Multi-Turn Arrives
The multi-turn agent API has been sitting in the backlog since the single-shot AgentProvider.invoke() shipped in June. Platform#58 was the explicit “finish this later” — the spec said multi-turn was deferred because no use case required it yet. This session shipped it.
The spec went through seven rounds of review before a line of code was written. The concurrency model is non-trivial enough that each round surfaced something real: semaphore leaks, JMM ordering violations, the wrong failure mode for timeouts. None of them were obvious in the first draft.
The most interesting one: when a wall-clock timeout fires and calls sdkClient.close(), the active turn’s stream doesn’t fail — it completes. DefaultClaudeAsyncClient.cleanup() calls turnSink.tryEmitComplete(), not tryEmitError(). The SDK’s design is to drain cleanly rather than propagate teardown as an application error. Reasonable on its own, but invisible to any caller trying to detect timeouts via onFailure. The fix: wrap the stream in an onCompletion().call() that checks a per-turn timedOut flag and converts the completion to AgentTimeoutException before the termination handlers fire. The subscriber then sees a failure with the right type regardless of whether the transport IOException raced ahead of tryEmitComplete().
The other non-obvious piece: writing currentTurnFuture to a volatile field BEFORE the AtomicReference CAS. close() reads the future after its own getAndSet(CLOSED) — and the CAS in close() synchronizes-with the CAS in query(), which in turn happens-after the volatile write. No extra lock needed. The JMM chain is exact: Thread A writes volatile → Thread A CAS → Thread B CAS (observes Thread A’s) → Thread B reads volatile. Reverse the write and the CAS and the chain breaks, close() reads null, drain window silently disappears.
The state machine ended up clean: IDLE → ACTIVE (one turn in flight) → IDLE (turn done) → CLOSED (error or cancellation or explicit close). The session is serial — query() throws if ACTIVE. Cancellation is terminal: the subprocess connection is torn down, there’s no clean way to resume conversation context. interrupt() is the alternative for “stop the current turn but keep the session” — a fire-and-forget signal to the CLI that may or may not cause a ResultMessage to arrive.
There’s one known gap: AgentTimeoutException is not deterministic in which code path fires.

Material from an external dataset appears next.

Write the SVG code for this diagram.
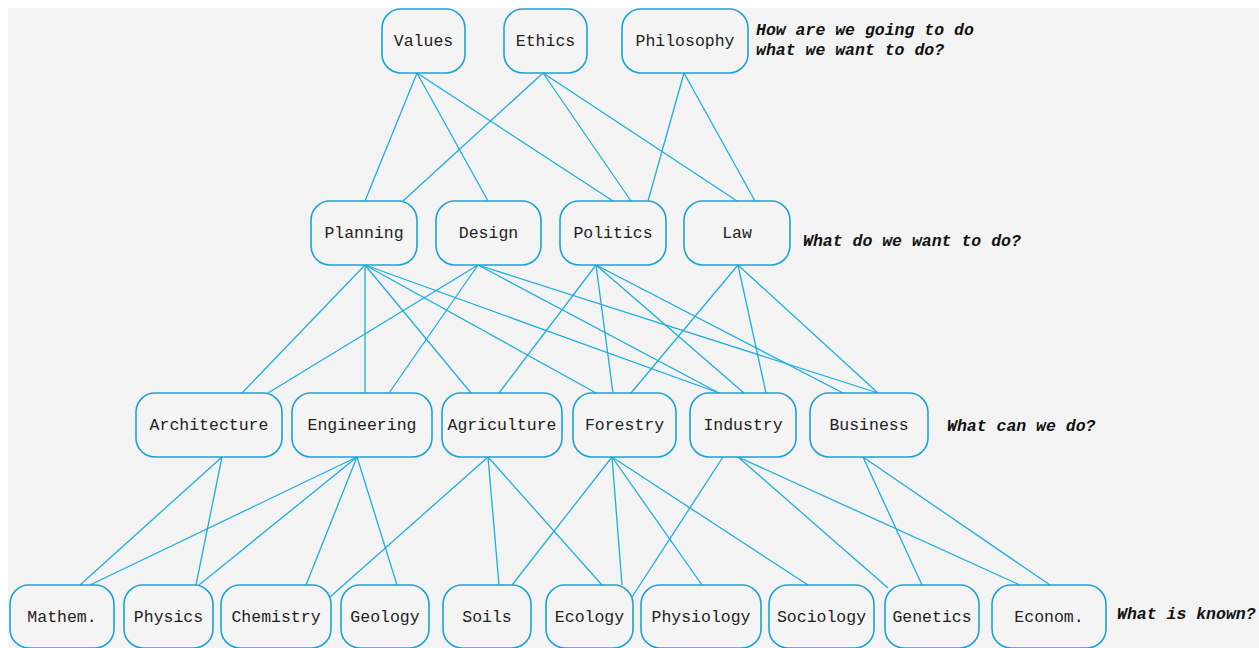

When the timeout fires, the stream usually completes (via tryEmitComplete()) rather than errors, and the converter fires. But if the transport closes with an IOException before tryEmitComplete() runs, the original error path fires instead, goes through onFailure().transform(), and still produces AgentTimeoutException. Both paths end in CLOSED, semaphore released. The subscriber sees an exception either way. The non-determinism is in which code path, not in the outcome.
Platform#100 (the ChatModel adapter backed by AgentSession) is next. The session API is in place; that’s the dependency it was blocked on.